- WORK INSTRUCTIONS: Return only the lines from the top of the data down to the one that holds "XAxis, YAxis, Legend", both included, without any pictures.
- - - -
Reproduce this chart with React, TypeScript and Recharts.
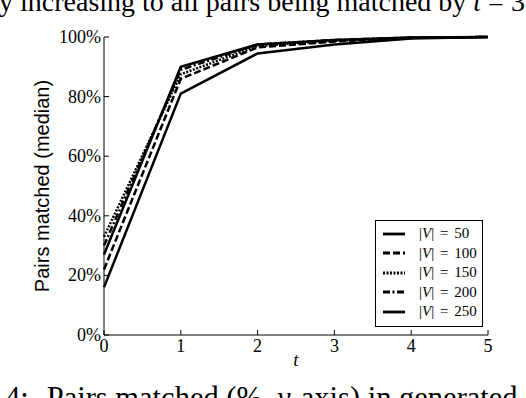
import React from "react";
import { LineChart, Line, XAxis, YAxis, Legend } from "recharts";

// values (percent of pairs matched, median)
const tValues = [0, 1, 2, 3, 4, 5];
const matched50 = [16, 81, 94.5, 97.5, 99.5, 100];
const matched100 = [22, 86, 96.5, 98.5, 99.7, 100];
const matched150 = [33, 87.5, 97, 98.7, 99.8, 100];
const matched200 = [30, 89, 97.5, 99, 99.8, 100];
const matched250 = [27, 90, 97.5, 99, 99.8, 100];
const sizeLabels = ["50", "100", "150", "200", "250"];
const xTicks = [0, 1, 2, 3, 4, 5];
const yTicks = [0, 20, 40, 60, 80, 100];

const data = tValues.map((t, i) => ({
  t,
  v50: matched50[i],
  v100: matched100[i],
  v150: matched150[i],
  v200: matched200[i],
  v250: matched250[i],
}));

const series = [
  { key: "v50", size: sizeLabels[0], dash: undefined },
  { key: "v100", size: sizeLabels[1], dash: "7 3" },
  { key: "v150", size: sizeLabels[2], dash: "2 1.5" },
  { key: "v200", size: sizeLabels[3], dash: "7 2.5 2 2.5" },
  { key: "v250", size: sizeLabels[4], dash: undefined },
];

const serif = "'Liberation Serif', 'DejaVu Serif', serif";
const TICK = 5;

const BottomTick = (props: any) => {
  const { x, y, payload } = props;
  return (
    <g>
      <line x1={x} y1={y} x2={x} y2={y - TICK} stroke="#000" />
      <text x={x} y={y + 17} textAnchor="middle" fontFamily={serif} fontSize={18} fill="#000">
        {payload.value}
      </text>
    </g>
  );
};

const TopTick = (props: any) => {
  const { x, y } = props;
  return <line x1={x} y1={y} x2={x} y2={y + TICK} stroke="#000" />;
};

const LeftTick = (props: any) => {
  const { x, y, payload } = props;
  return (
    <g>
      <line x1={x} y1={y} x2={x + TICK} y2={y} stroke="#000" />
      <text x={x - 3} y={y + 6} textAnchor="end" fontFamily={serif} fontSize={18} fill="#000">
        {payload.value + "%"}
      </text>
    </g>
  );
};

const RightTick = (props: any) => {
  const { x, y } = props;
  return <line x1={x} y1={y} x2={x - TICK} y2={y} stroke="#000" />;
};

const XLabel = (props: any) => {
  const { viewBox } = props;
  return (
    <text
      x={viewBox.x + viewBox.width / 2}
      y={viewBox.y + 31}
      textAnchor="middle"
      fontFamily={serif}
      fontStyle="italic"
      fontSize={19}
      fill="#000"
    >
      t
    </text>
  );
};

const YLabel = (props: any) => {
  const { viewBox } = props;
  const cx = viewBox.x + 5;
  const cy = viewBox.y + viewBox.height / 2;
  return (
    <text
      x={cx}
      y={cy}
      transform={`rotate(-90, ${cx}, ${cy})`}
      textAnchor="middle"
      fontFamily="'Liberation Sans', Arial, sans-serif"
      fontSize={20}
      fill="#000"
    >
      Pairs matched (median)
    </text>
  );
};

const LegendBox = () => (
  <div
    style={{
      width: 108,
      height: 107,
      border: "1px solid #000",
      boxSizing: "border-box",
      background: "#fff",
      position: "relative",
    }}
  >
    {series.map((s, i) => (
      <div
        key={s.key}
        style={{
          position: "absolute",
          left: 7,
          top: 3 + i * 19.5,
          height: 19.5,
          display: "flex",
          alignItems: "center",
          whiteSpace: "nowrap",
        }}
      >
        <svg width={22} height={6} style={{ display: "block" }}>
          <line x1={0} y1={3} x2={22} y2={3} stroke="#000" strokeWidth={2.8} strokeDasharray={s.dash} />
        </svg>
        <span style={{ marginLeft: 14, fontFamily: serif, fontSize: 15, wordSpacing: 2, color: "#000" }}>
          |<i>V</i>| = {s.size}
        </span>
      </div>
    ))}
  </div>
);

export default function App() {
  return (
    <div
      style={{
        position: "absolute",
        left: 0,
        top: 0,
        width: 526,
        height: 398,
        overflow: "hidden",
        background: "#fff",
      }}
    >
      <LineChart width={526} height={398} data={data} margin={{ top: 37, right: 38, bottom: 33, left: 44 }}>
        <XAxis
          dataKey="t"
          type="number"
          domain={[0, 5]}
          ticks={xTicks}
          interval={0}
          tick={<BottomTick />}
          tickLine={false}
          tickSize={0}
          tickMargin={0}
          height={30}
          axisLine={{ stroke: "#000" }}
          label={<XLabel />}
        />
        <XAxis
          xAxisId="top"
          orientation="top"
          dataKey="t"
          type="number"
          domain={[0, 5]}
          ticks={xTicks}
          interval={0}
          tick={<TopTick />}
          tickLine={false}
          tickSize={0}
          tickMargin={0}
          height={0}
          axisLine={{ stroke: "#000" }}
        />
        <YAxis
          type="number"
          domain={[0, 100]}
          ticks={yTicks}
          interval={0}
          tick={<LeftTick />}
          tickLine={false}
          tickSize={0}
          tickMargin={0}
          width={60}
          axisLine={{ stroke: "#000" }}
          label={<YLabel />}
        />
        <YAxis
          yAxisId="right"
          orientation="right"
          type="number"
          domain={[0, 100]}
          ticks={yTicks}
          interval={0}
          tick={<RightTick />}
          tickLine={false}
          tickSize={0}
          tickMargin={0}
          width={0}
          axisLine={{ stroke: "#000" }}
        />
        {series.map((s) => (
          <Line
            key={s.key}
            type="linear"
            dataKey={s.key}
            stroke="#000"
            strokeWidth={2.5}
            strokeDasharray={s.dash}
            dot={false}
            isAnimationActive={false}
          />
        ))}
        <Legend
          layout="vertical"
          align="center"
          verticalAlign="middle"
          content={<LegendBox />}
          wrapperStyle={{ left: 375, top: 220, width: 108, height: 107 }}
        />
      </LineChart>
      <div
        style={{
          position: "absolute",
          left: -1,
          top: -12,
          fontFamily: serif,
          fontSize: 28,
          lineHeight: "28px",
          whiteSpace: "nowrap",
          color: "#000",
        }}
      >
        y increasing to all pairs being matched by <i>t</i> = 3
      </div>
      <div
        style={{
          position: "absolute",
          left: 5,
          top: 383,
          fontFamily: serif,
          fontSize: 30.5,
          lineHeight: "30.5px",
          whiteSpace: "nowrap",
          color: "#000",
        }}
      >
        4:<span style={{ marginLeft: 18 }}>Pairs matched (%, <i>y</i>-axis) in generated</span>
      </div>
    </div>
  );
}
- - - -
- PROBLEM SOLUTION:
Reproduce this chart with React, TypeScript and Recharts.
import React from "react";
import { LineChart, Line, XAxis, YAxis, Legend } from "recharts";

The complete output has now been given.